自分は個人的にあまり大雪渓のコースを使うのが好きでないので、雪渓から登ることははじめから考えていないし、下るにしてもそれは、何らかの事情で変更を余儀なくされた場合しか考えられないが、『いざなったら大雪渓から・・・』と言う意識はいつも持っている。それは安全にエスケープできる,と言う位置づけである。
そういう位置づけでこのコースを考えていた立場からすると、今回の崩落は頭をガツンとやられたような衝撃だった。
10年無事故だろうと100年無事故であろうと起きる時には起きる,と言うことで、それを肝に銘じなければならないと言うことだ。
かつて佐伯冒険クラブの第1回アルプス冒険学校の際,ねぶかっぴらから見上げる杓子岳の岩壁の先端がガスの合間から垣間見える様を『天空の城ラピュタ』に例えた子どもがいた。かれこれ20年も前の話しである。

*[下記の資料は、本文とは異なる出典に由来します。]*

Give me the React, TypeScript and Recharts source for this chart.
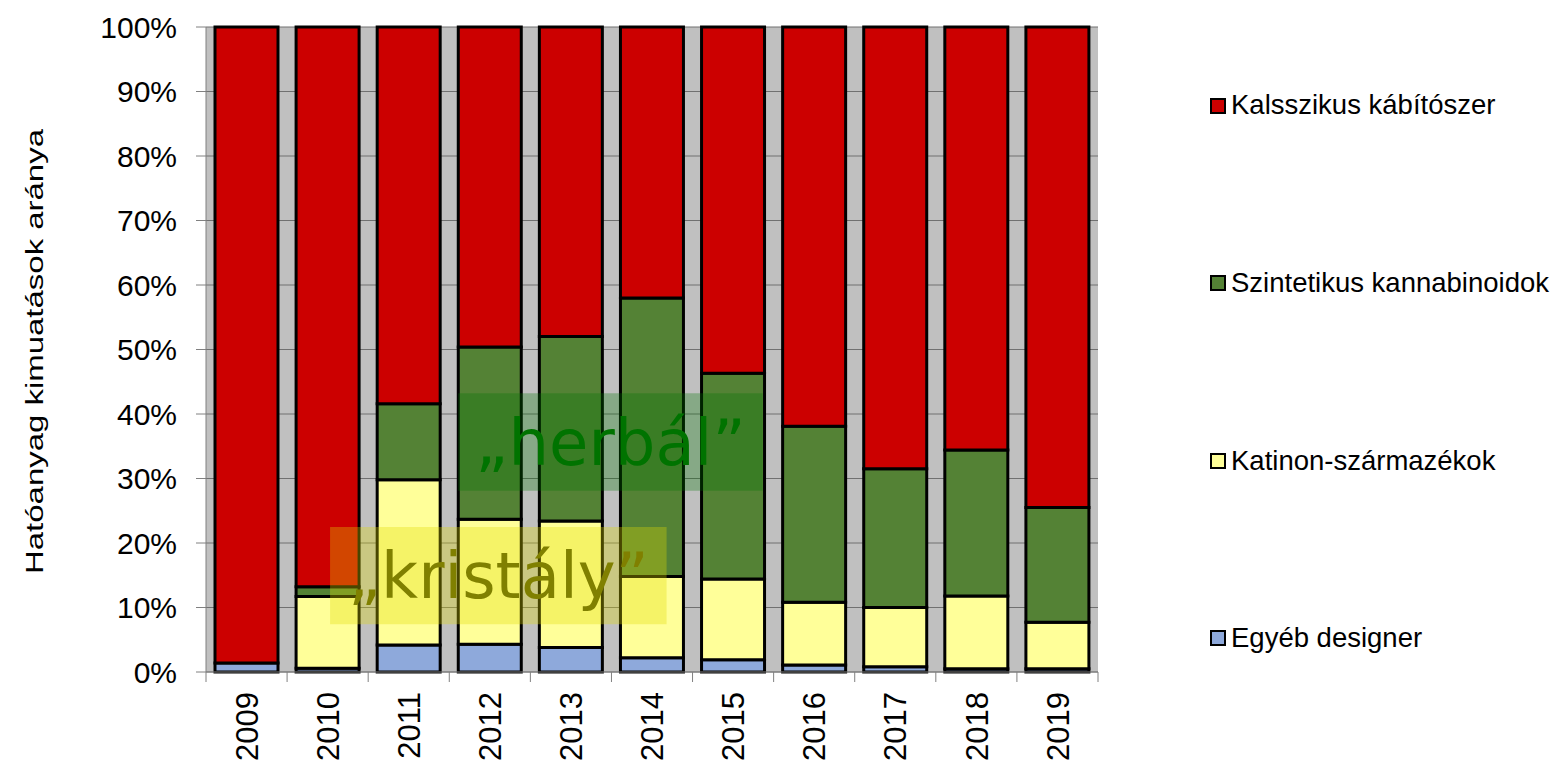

確かに素晴らしい景観ではあるが、考えてみればそら恐ろしい場所でもある。十数年間大崩落なしと言う事実が安全神話をうみ、ついつい警戒を怠ってしまいがちだが、あれほどの岩壁がほとんど垂直にそそり立つその足元にいて、恐さを感じないと言うのは決してほめられた事ではないんだと思った。
斜面があってそこに雪があれば『いつでも,どこでも雪崩は起こりうる』と考えなければならないと、厳しく教えられたが、雪山だけでなく、斜面があればいつでもどこでも,落石,土砂崩落はありうると言うことを改めて頭と体にたたき込まなければならない。
これまで無事故であったと言うことが、今後の無事故を保証するものではない。にも拘らず無事故であることが気の緩みを生み、安全への万全の備えを怠ると言うことは大いにありうる。安全幻想の落とし穴だ。
今回の崩落事故を、自分の中にいつの間にか芽生えていた安全神話を打ち砕く警鐘としなければならないと思う。